The K8s feature will be available from 1.27 in alpha and 1.28 in beta, read more:Kubernetes 1.27: In-place Resource Resize for Kubernetes Pods (alpha).



Does our automatic workload rightsizing take HPA into account?

No, CAST AI doesn't take HPA into account.



With Workload Autoscaler, is the castai-agent VPA still needed?

Currently, it's still needed. The agent is a special case for Workload Autoscaler since this is where it gets its metrics. If the agent dies, woop is 'blind', while for any other workload in the cluster, woop would eventually upscale it based on incoming metrics.



Is Workload Autoscaler that takes HPA into account on the roadmap? Or is there a potential workaround?

Workload Autoscaler will soon implement a way to scale pods not only vertically based on resource usage but also horizontally.



Are there any plans for Workload Autoscaler to manage DaemonSets and StatefulSets?

Yes, that is part of our roadmap and one of our milestones.



If I turn on Workload Autoscaler for a deployment and set CPU overhead to 1% and memory overhead to 10%, will it automatically add more pods to the deployment?

Currently, Workload Autoscaler works by modifying Pod Request on Pod recreation (scheduling), not modifying the deployment. We recommend using KEDA for horizontal scaling with custom metrics.



Do we have a way to support Workload Autoscaler declaratively on the workload and namespace level ?

Currently, CAST AI doesn't support this.



Is it possible to adjust limits with Workload Autoscaler?

We currently set the memory limits = 1.5 * requests. This gives our platform time to detect any memory increase in the workload and adjust recommendations before it gets Out-Of-Memory killed.



What does red "!" mean on the workload autoscaler page?

The error usually occurs when the CAST AI workload autoscaler fails to perform an action during workload optimization, often due to an unresponsive cluster controller.

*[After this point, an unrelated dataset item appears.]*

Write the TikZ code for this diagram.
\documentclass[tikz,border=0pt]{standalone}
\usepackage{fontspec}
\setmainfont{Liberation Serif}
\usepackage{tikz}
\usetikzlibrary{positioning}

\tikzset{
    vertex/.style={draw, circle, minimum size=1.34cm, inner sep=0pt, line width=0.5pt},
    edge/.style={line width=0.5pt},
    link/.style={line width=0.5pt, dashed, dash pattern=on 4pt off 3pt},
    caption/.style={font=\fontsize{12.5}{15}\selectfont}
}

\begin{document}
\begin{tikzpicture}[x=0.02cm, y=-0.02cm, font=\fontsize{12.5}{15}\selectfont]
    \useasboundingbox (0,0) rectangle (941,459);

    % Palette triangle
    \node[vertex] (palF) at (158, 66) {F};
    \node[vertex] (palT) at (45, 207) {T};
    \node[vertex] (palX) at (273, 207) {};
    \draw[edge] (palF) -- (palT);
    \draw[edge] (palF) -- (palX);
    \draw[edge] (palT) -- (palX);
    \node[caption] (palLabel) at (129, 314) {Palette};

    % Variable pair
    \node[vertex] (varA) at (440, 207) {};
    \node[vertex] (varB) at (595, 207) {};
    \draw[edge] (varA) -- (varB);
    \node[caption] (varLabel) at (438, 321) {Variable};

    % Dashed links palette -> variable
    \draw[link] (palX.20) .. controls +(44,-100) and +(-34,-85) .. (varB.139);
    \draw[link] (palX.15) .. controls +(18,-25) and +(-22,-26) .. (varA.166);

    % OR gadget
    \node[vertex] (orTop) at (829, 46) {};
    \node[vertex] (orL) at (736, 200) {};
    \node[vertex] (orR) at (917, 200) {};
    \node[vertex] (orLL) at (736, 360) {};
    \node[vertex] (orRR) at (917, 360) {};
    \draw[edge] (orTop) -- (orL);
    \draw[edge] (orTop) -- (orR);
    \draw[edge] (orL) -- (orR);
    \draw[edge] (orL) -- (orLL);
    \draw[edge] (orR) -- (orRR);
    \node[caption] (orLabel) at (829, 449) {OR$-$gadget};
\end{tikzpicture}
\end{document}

What time range does the workload autoscaler use for its recommendations?

The workload autoscaler bases its recommendations on metrics collected over 24 hours. It continually observes pod metrics exposed by the metrics-server to generate recommendations.

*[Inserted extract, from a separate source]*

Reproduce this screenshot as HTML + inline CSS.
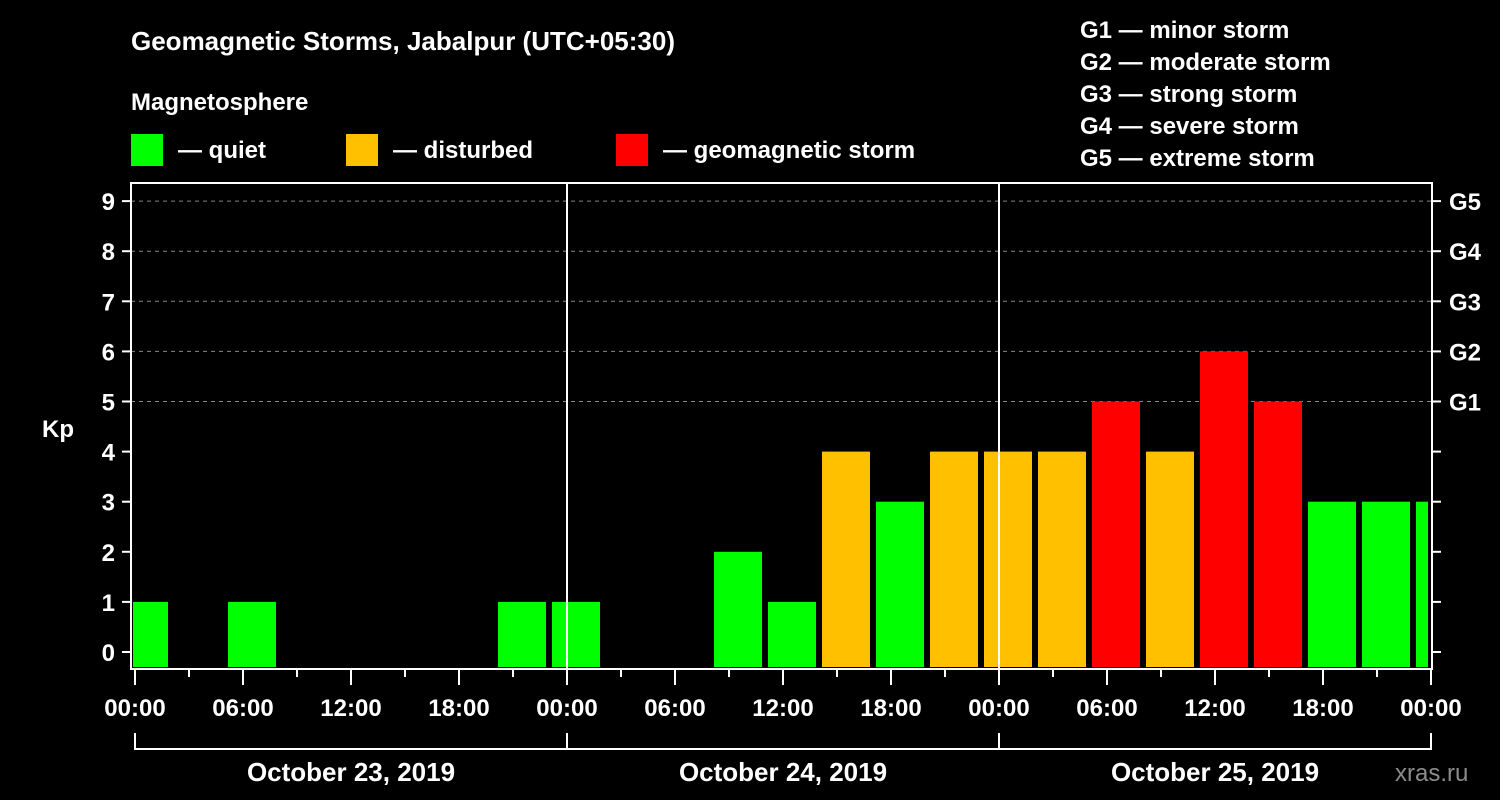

Does the workload autoscaler allow configuring weights for specific days in its recommendations?

Currently, the workload autoscaler does not allow you to set weights for certain days or exclude weekends. It continuously gathers metrics and generates recommendations based on historical usage over the past 24 hours.

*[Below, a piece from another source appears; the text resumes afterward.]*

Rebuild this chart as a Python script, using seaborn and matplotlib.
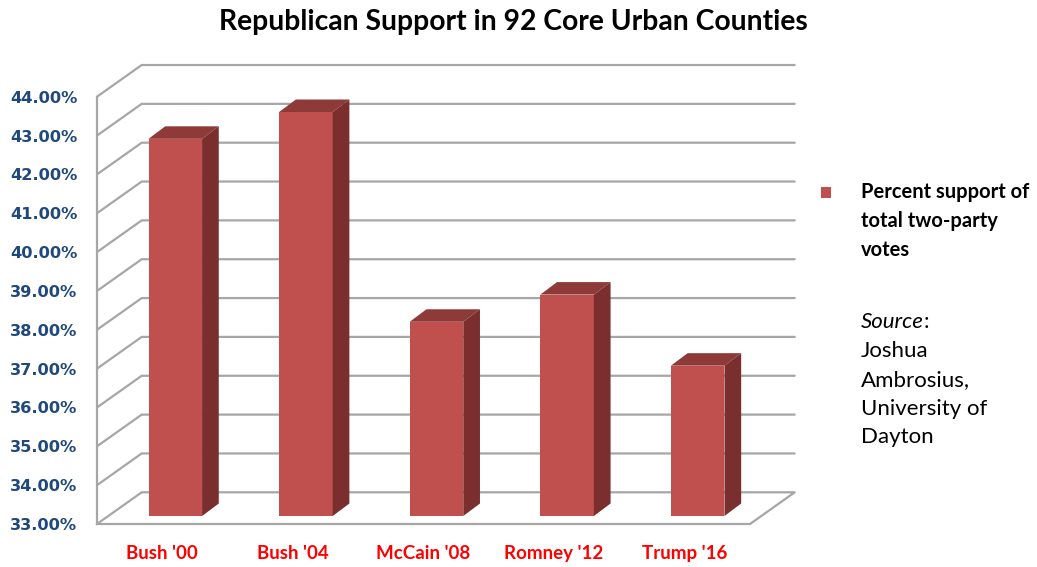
import matplotlib
matplotlib.use("Agg")
import matplotlib.pyplot as plt
import matplotlib.transforms as mtransforms
from matplotlib.patches import Polygon, Rectangle
from matplotlib.lines import Line2D
import seaborn as sns

# data
candidates = ["Bush '00", "Bush '04", "McCain '08", "Romney '12", "Trump '16"]
support = [42.71, 43.40, 38.00, 38.70, 36.87]
y_ticks = [33, 34, 35, 36, 37, 38, 39, 40, 41, 42, 43, 44]
legend_label = "Percent support of\ntotal two-party\nvotes"
source_lines = ["Joshua", "Ambrosius,", "University of", "Dayton"]

BASE = 33
FRONT = "#C0504D"
TOP = "#8E3A38"
SIDE = "#7A2E2D"
GRID = "#A6A6A6"
TICK_BLUE = "#1F497D"

# fake 3d depth, in pixels (display y goes up)
DX, DY = 44.7, 31.7      # back wall offset
FX, FY = 13, 8           # front face of bars
SX, SY = 16.7, 12.5      # bar depth

sns.set_style("white")
plt.rcParams["font.family"] = ["Lato", "DejaVu Sans"]
plt.rcParams["text.color"] = "black"

fig = plt.figure(figsize=(10.37, 5.67), dpi=100)
W, H = 1037, 567
ax = fig.add_axes([97 / W, (H - 524) / H, (750 - 97) / W, (524 - 96.7) / H])

sns.barplot(x=candidates, y=support, width=0.41, color=FRONT, saturation=1,
            ax=ax, zorder=3)
ax.set_xlim(-0.5, 4.5)
ax.set_ylim(BASE, 44)

# walls and gridlines (display coords)
ident = mtransforms.IdentityTransform()
for v in y_ticks:
    x0, y0 = ax.transData.transform((-0.5, v))
    x1, y1 = ax.transData.transform((4.5, v))
    xs = [x0, x0 + DX, x1 + DX]
    ys = [y0, y0 + DY, y1 + DY]
    if v == BASE:
        xs.append(x1)
        ys.append(y1)
    ln = Line2D(xs, ys, color=GRID, lw=1.6, transform=ident, zorder=1)
    ln.set_clip_on(False)
    ax.add_artist(ln)

# bars: front face shifted, plus top and side faces
front_tr = mtransforms.offset_copy(ax.transData, fig=fig, x=FX, y=FY, units="dots")
for p, v in zip(list(ax.patches), support):
    p.set_y(BASE)
    p.set_height(v - BASE)
    p.set_transform(front_tr)
    p.set_clip_on(False)
    p.set_edgecolor("none")
    x0 = p.get_x()
    x1 = x0 + p.get_width()
    (ax0, ay0), (ax1, ay1) = front_tr.transform([(x0, BASE), (x1, v)])
    top = Polygon([(ax0, ay1), (ax1, ay1), (ax1 + SX, ay1 + SY), (ax0 + SX, ay1 + SY)],
                  closed=True, facecolor=TOP, edgecolor="none", transform=ident, zorder=4)
    side = Polygon([(ax1, ay0), (ax1, ay1), (ax1 + SX, ay1 + SY), (ax1 + SX, ay0 + SY)],
                   closed=True, facecolor=SIDE, edgecolor="none", transform=ident, zorder=4)
    for face in (top, side):
        face.set_clip_on(False)
        ax.add_artist(face)

for s in ["top", "right"]:
    ax.spines[s].set_visible(False)
for s in ["left", "bottom"]:
    ax.spines[s].set_color(GRID)
    ax.spines[s].set_linewidth(1.6)
ax.patch.set_alpha(0)

ax.set_yticks(y_ticks)
ax.set_yticklabels([f"{v:.2f}%" for v in y_ticks], color=TICK_BLUE,
                   fontsize=11.7, fontweight="bold", family="DejaVu Sans")
ax.tick_params(axis="y", length=5, color=GRID, width=1.6, pad=9)
ax.set_xticks(range(len(candidates)))
ax.set_xticklabels(candidates, color="#FF0000", fontsize=13.5, fontweight="bold")
ax.set_xticks([i - 0.5 for i in range(len(candidates) + 1)], minor=True)
ax.tick_params(axis="x", which="major", length=0, pad=15)
ax.tick_params(axis="x", which="minor", length=5, color=GRID, width=1.6)
ax.set_xlabel("")
ax.set_ylabel("")

fig.text(513 / W, 1 - 22 / H, "Republican Support in 92 Core Urban Counties",
         ha="center", va="center", fontsize=20.3, fontweight="bold")

# legend
fig.patches.append(Rectangle((821 / W, 1 - 198 / H), 10 / W, 11 / H,
                             transform=fig.transFigure, facecolor=FRONT,
                             edgecolor="none"))
fig.text(861 / W, 1 - 182 / H, legend_label, ha="left", va="top",
         fontsize=14.5, fontweight="bold", linespacing=1.55)

src = fig.text(861 / W, 1 - 322 / H, "Source", ha="left", va="center",
               fontsize=16, fontstyle="italic")
ax.annotate(":", xy=(1, 0), xycoords=src, ha="left", va="bottom", fontsize=16)
fig.text(861 / W, 1 - 341 / H, "\n".join(source_lines), ha="left", va="top",
         fontsize=16, linespacing=1.55)

fig.savefig("out.png", dpi=100)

Can I exclude specific days, such as weekends, from the workload autoscaler to turn it off during those times?

No days are excluded from the workload autoscaler's observations. It gathers metrics continuously from the time it's installed and builds confidence in its recommendations over time, using historical usage data from the past 24 hours.



What happens when you turn off workload autoscaler on a workload?

The workload autoscaler will revert to the old requests set in the deployment manifest.



Which logs are available for the workload autoscaler, and how can we verify that it is functioning properly for an enabled application?

You can check the event logs for any recent entries related to WOOP operations or errors. Additionally, you can review the logs from the workload-autoscaler pod to observe WOOP’s performance and any issues it may be encountering during its operation.



What is the impact of annotations on UI configuration settings?

When annotations are applied to a workload, the corresponding UI configuration settings are disabled. If someone attempts to update the UI after annotations have been applied, those UI changes will not take effect.



Does Woop process applications differently on spot instances versus on-demand instances?

No, WOOP processes applications similarly on spot and on-demand instances.



Can WOOP be applied to workloads running on Auto Scaling Group (ASG) nodes?

Yes, WOOP can be applied to applications running on ASG nodes



How frequently can WOOP change a recommendation within an hour?

WOOP can change a recommendation up to 240 times per hour, approximately every 30 seconds.



What settings are available to configure the workload autoscaler from the console?

The workload autoscaler can be configured with the following settings:

  • Automation: Toggle on/off to apply recommendations automatically or just generate them.
  • Scaling Policy: Choose a policy from the available options.
  • Recommendation Percentile: Set the target percentile for a recommendation based on the last day’s usage.
  • Overhead: Set additional resource allocation, defaulting to 10% for memory and 0% for CPU.
  • Optimization Threshold: Define the minimum difference required between current and recommended requests for immediate application.
  • Workload Autoscaler Constraints: Establish minimum and maximum resource limits.


How long will a CPU run high before it is scaled up?

Under normal conditions, scaling up occurs every 30 minutes. During a surge (CPU above percentile settings, OOM, change settings), scaling happens immediately, subject to the Optimization Threshold.



What happens if WOOP detects an Out Of Memory (OOM) condition?

When an OOM condition is detected, Woop immediately increases the memory overhead by a fixed amount.



Does WOOP support sidecar pods?

WOOP does not currently support sidecar pods by default. This decision was made to avoid complexity, as sidecar containers can be dynamically added, and we do not always detect their addition in real time. However, support for sidecar pods can be added per customer request.